Now let’s inspect the affected Node:

What should we inspect?

• Taints: Go through the taints and make sure they match the tolerations specified on the pod. 
• Events: Check if there are any node mismatch messages in event logs. 

Best practices

• Ensure all Taints and Tolerations match across your nodes and pods. Taints with ‘NoSchedule” or ‘NoExecute’ effects require the correct tolerations. 
• Review Node-Affinity and Anti-Affinity rules and make sure they don’t conflict. 
• Utilize kubectl logs on the kube-scheduler to get more insight into the mismatch issue. 
• Use kubectl get events —-sort-by=’.lastTimestamp’ to check for all events in the cluster. 

If you need assistance managing your Kubernetes projects, look at Spacelift.
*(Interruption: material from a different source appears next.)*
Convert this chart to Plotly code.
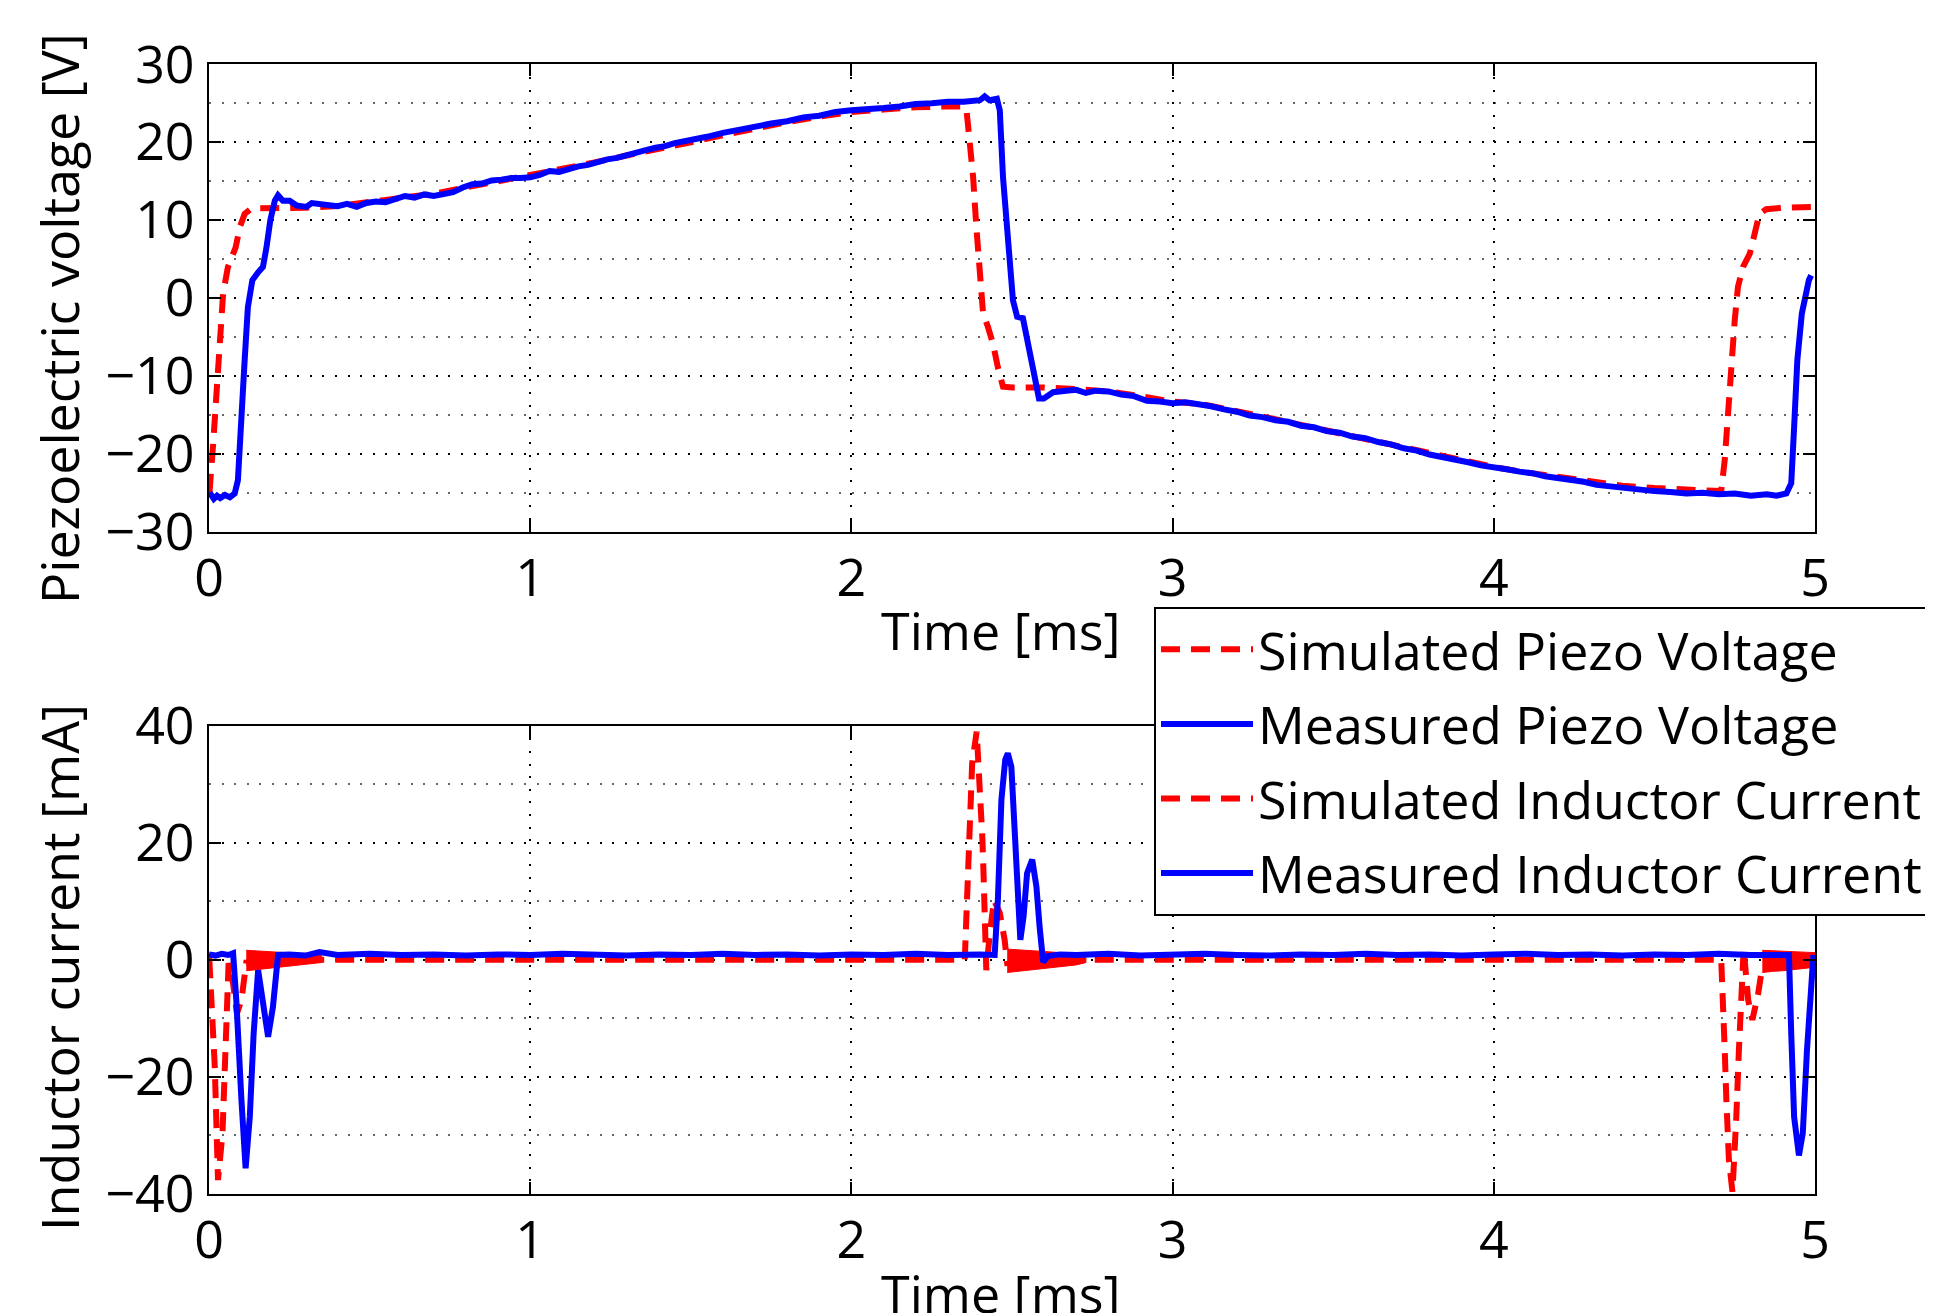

It brings with it a GitOps flow, so your Kubernetes Deployments are synced with your Kubernetes Stacks, and pull requests show you a preview of what they’re planning to change. 

To take this one step further, you could add custom policies to reinforce the security and reliability of your configurations and deployments. Spacelift provides different types of policies and workflows that are easily customizable to fit every use case. For instance, you could add plan policies to restrict or warn about security or compliance violations or approval policies to add an approval step during deployments. 

You can try Spacelift for free by creating a trial account or booking a demo with one of our engineers.

The kubectl describe command is useful for managing and troubleshooting Kubernetes resources like Pods, Nodes, and Deployments. It provides detailed information such as status, conditions, and events. Although it offers limited customization, it can be supplemented with tools like kubectl logs, kubectl get, and monitoring solutions like Prometheus and Grafana.